Better would be to create one Array and push the values into that, as they come in.
function intercalate(glue, arr){
const push = (acc, v) => (Array.isArray(v)? acc.push(...v): acc.push(v), acc);
return arr.reduce((acc, v, i) => push(i===0? acc: push(acc, glue), v), []);
}
But since this Array is gradually increasing it may still need to allocate a bigger chunk of memory and copy the data. These tasks ar very performant, but still unnecessary (imo); we can do better.
We first create a list containing all Arrays and the delimiter in between, and flatten this by using concat.apply([], list). Therefore we produce one intermediate Array, who's size we can compute ahead of time, and the rest is the problem of Array.concat, and it's underlying implementation.

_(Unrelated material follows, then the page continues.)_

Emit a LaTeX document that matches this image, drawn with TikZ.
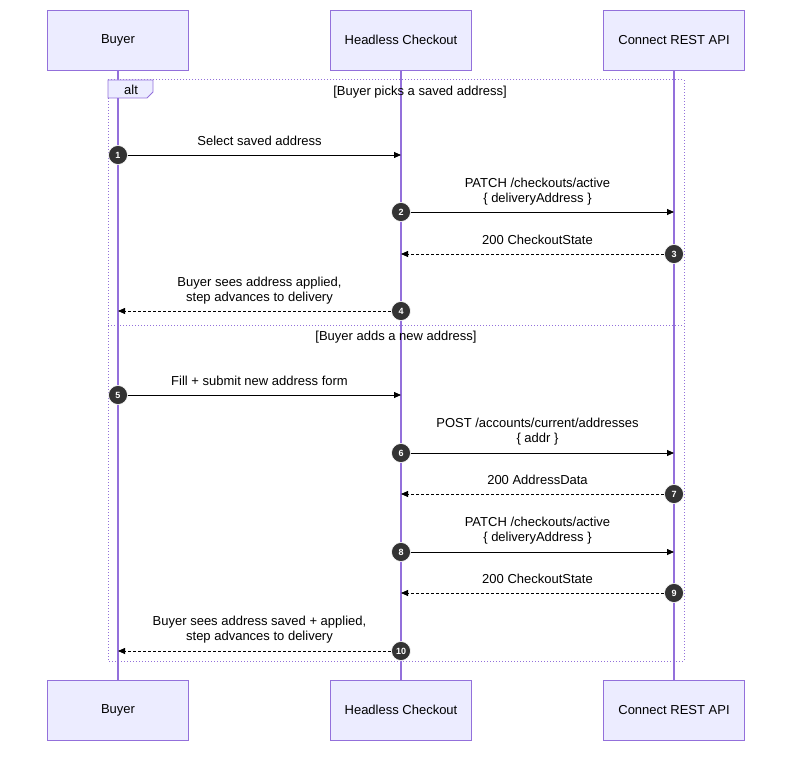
\documentclass[tikz,border=0pt]{standalone}
\usepackage{fontspec}
\setmainfont{Liberation Sans}
\usetikzlibrary{arrows.meta}
\definecolor{boxfill}{HTML}{ECECFF}
\definecolor{boxline}{HTML}{9370DB}
\definecolor{badge}{HTML}{333333}
\tikzset{
 actor/.style={draw=boxline,fill=boxfill,minimum width=141pt,minimum height=60pt,inner sep=0pt,font=\fontsize{13}{15}\selectfont},
 life/.style={draw=boxline,line width=1.2pt},
 msg/.style={draw=black,line width=0.8pt,-{Triangle[length=7pt,width=6pt]}},
 rep/.style={msg,dash pattern=on 3pt off 2pt},
 lbl/.style={font=\fontsize{13}{15}\selectfont,align=center,inner sep=0pt},
 num/.style={circle,fill=badge,draw=white,line width=0.6pt,minimum size=19pt,inner sep=0pt,text=white,font=\bfseries\fontsize{9}{10}\selectfont},
 frame/.style={draw=boxline,line width=1pt,dotted},
}
\begin{document}
\begin{tikzpicture}[x=1pt,y=-1pt]
\useasboundingbox (0,0) rectangle (800,759);
% lifelines
\coordinate (bt) at (118,70); \coordinate (bb) at (118,680);
\coordinate (ht) at (401,70); \coordinate (hb) at (401,680);
\coordinate (ct) at (674,70); \coordinate (cb) at (674,680);
\draw[life] (bt) -- (bb); \draw[life] (ht) -- (hb); \draw[life] (ct) -- (cb);
% actors
\node[actor] (b1) at (118,40) {Buyer};
\node[actor] (h1) at (401,40) {Headless Checkout};
\node[actor] (c1) at (674,40) {Connect REST API};
\node[actor] (b2) at (118,710) {Buyer};
\node[actor] (h2) at (401,710) {Headless Checkout};
\node[actor] (c2) at (674,710) {Connect REST API};
% frame
\draw[frame] (108,80) rectangle (684,661);
\draw[frame] (108,325) -- (684,325);
\draw[draw=boxline,fill=boxfill,line width=0.8pt] (108,80) -- (153,80) -- (153,92) -- (147,98) -- (108,98) -- cycle;
\node[lbl] (altl) at (131,90) {alt};
\node[lbl] (g1) at (420,92) {[Buyer picks a saved address]};
\node[lbl] (g2) at (396,337) {[Buyer adds a new address]};
% messages
\newcommand{\mymsg}[7]{%
 \coordinate (s#1) at (#2,#4); \coordinate (e#1) at (#3,#4);
 \draw[#5] (s#1) -- (e#1);
 \node[lbl] (l#1) at ({(#2+#3)/2},#6) {#7};
 \node[num] (n#1) at (s#1) {#1};}
\mymsg{1}{118}{401}{155}{msg}{141}{Select saved address}
\mymsg{2}{401}{674}{212}{msg}{191.5}{PATCH /checkouts/active\\{\{} deliveryAddress {\}}}
\mymsg{3}{674}{401}{254}{rep}{240}{200 CheckoutState}
\mymsg{4}{401}{118}{311}{rep}{290.5}{Buyer sees address applied,\\step advances to delivery}
\mymsg{5}{118}{401}{395}{msg}{381}{Fill + submit new address form}
\mymsg{6}{401}{674}{453}{msg}{431.5}{POST /accounts/current/addresses\\{\{} addr {\}}}
\mymsg{7}{674}{401}{494}{rep}{480}{200 AddressData}
\mymsg{8}{401}{674}{552}{msg}{531}{PATCH /checkouts/active\\{\{} deliveryAddress {\}}}
\mymsg{9}{674}{401}{593}{rep}{579}{200 CheckoutState}
\mymsg{10}{401}{118}{651}{rep}{630}{Buyer sees address saved + applied,\\step advances to delivery}
\end{tikzpicture}
\end{document}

function intersperse(delimiter, arr){
if(!arr.length) return [];
let j = 0, push = (acc, v) => (acc[j++] = v, acc);
return arr.reduce((acc, v) => push(j===0? acc: push(delimiter, glue), v), Array(2*arr.length-1));
}
//or
function intersperse(delimiter, arr){
if(!arr.length) return [];
var out = Array(2*arr.length-1);
out[0] = arr[0];
for(var i=1, j=1; j<out.length;){
out[j++] = delimiter;
out[j++] = arr[i++];
}
return out;
}
//and
function intercalate(glue, arr){
var emptyArray = [];
return arr.length?
emptyArray.concat.apply(emptyArray, intersperse(glue, arr)):
emptyArray;
}
Wich version will be the best/fastest, in the end, is not that easy to tell, since it may depend on the passed values, and wether or not the JIT compiler optimizes the s*** out of it. I made my points, it's up to you to choose wich version/implementation you use.
To the first version: you may prefer to not put this into a lib at all, but write it mostly inline (it's short and simple enough for that), therefore the JIT-compiler may not try to find some common types between the different calls (#monomorphic function/code) and therefore optimize each occurance seperately. On the other hand, this could be premature optimization. It's up to you.